In your copy, include every line of the listing below exactly but none of the pictures.

+++ Provided entries +++

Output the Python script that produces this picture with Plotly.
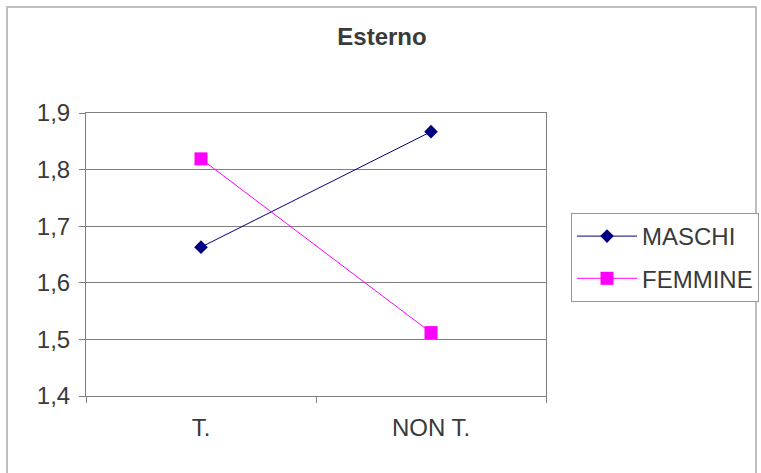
import plotly.graph_objects as go

categories = ["T.", "NON T."]
maschi = [1.663, 1.867]
femmine = [1.819, 1.512]
y_ticks = [1.4, 1.5, 1.6, 1.7, 1.8, 1.9]

W, H = 761, 473
L, R, T, B = 86, 546, 113, 396
pw, ph = R - L, B - T

def px(x):
    return (x - L) / pw

def py(y):
    return (B - y) / ph

fig = go.Figure()
fig.add_trace(go.Scatter(
    x=categories, y=maschi, name="MASCHI", mode="lines+markers",
    line=dict(color="#000080", width=1),
    marker=dict(symbol="diamond", size=10.5, color="#000080"),
    legendgroup="a",
))
fig.add_trace(go.Scatter(
    x=categories, y=femmine, name="FEMMINE", mode="lines+markers",
    line=dict(color="#FF00FF", width=1),
    marker=dict(symbol="square", size=13, color="#FF00FF"),
    legendgroup="b",
))

font = "Liberation Sans, Arial, sans-serif"
fig.update_layout(
    width=W, height=H,
    margin=dict(l=L, r=W - R, t=T, b=H - B, pad=0, autoexpand=False),
    paper_bgcolor="white", plot_bgcolor="white",
    separators=",.",
    font=dict(family=font, size=24, color="#3a3a3a"),
    title=dict(text="<b>Esterno</b>", x=382 / W, xref="container", xanchor="center",
               y=1 - 37 / H, yref="container", yanchor="middle",
               font=dict(size=24, color="#3a3a3a")),
    showlegend=True,
    legend=dict(
        x=px(571), y=py(213), xanchor="left", yanchor="top",
        bordercolor="#999999", borderwidth=1, bgcolor="white",
        font=dict(size=24, color="#3a3a3a"),
        traceorder="grouped", tracegroupgap=8, itemwidth=60,
    ),
    xaxis=dict(
        type="category", range=[-0.5, 1.5],
        showline=True, linecolor="#808080", linewidth=1, mirror=True,
        ticks="outside", ticklen=6, tickcolor="#808080", tickson="boundaries",
        showgrid=False, zeroline=False, ticklabelstandoff=10,
        fixedrange=True,
    ),
    yaxis=dict(
        range=[1.4, 1.9], tickvals=y_ticks, tickformat=".1f",
        showline=True, linecolor="#808080", linewidth=1, mirror=True,
        ticks="outside", ticklen=6, tickcolor="#808080",
        showgrid=True, gridcolor="#808080", gridwidth=1, zeroline=False,
        ticklabelstandoff=4,
    ),
    shapes=[dict(
        type="rect", xref="paper", yref="paper",
        x0=px(7), x1=px(756), y0=py(490), y1=py(7),
        line=dict(color="#BFBFBF", width=2), fillcolor="rgba(0,0,0,0)",
        layer="above",
    )],
)

fig.write_html("out.html", config={"displayModeBar": False},
               post_script="document.body.style.margin='0';")
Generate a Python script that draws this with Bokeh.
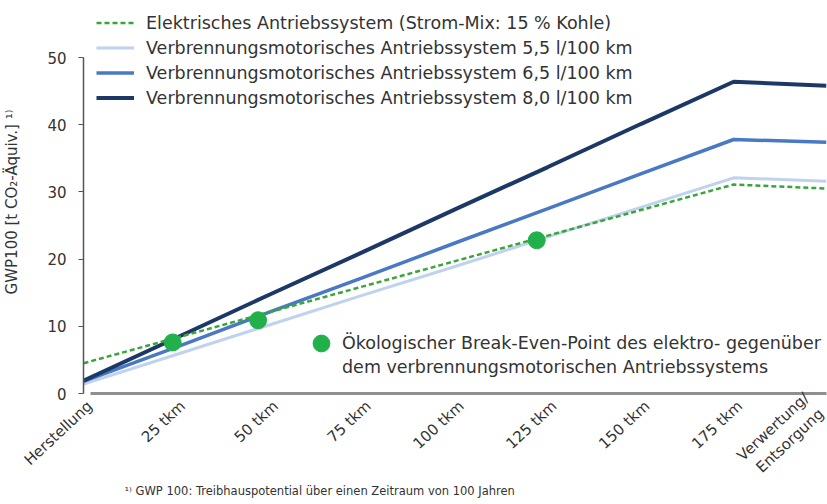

+++

▶ **Result of the exercise**:
Output the Python script that produces this picture with Plotly.
import plotly.graph_objects as go

categories = ["T.", "NON T."]
maschi = [1.663, 1.867]
femmine = [1.819, 1.512]
y_ticks = [1.4, 1.5, 1.6, 1.7, 1.8, 1.9]

W, H = 761, 473
L, R, T, B = 86, 546, 113, 396
pw, ph = R - L, B - T

def px(x):
    return (x - L) / pw

def py(y):
    return (B - y) / ph

fig = go.Figure()
fig.add_trace(go.Scatter(
    x=categories, y=maschi, name="MASCHI", mode="lines+markers",
    line=dict(color="#000080", width=1),
    marker=dict(symbol="diamond", size=10.5, color="#000080"),
    legendgroup="a",
))
fig.add_trace(go.Scatter(
    x=categories, y=femmine, name="FEMMINE", mode="lines+markers",
    line=dict(color="#FF00FF", width=1),
    marker=dict(symbol="square", size=13, color="#FF00FF"),
    legendgroup="b",
))

font = "Liberation Sans, Arial, sans-serif"
fig.update_layout(
    width=W, height=H,
    margin=dict(l=L, r=W - R, t=T, b=H - B, pad=0, autoexpand=False),
    paper_bgcolor="white", plot_bgcolor="white",
    separators=",.",
    font=dict(family=font, size=24, color="#3a3a3a"),
    title=dict(text="<b>Esterno</b>", x=382 / W, xref="container", xanchor="center",
               y=1 - 37 / H, yref="container", yanchor="middle",
               font=dict(size=24, color="#3a3a3a")),
    showlegend=True,
    legend=dict(
        x=px(571), y=py(213), xanchor="left", yanchor="top",
        bordercolor="#999999", borderwidth=1, bgcolor="white",
        font=dict(size=24, color="#3a3a3a"),
        traceorder="grouped", tracegroupgap=8, itemwidth=60,
    ),
    xaxis=dict(
        type="category", range=[-0.5, 1.5],
        showline=True, linecolor="#808080", linewidth=1, mirror=True,
        ticks="outside", ticklen=6, tickcolor="#808080", tickson="boundaries",
        showgrid=False, zeroline=False, ticklabelstandoff=10,
        fixedrange=True,
    ),
    yaxis=dict(
        range=[1.4, 1.9], tickvals=y_ticks, tickformat=".1f",
        showline=True, linecolor="#808080", linewidth=1, mirror=True,
        ticks="outside", ticklen=6, tickcolor="#808080",
        showgrid=True, gridcolor="#808080", gridwidth=1, zeroline=False,
        ticklabelstandoff=4,
    ),
    shapes=[dict(
        type="rect", xref="paper", yref="paper",
        x0=px(7), x1=px(756), y0=py(490), y1=py(7),
        line=dict(color="#BFBFBF", width=2), fillcolor="rgba(0,0,0,0)",
        layer="above",
    )],
)

fig.write_html("out.html", config={"displayModeBar": False},
               post_script="document.body.style.margin='0';")
Generate a Python script that draws this with Bokeh.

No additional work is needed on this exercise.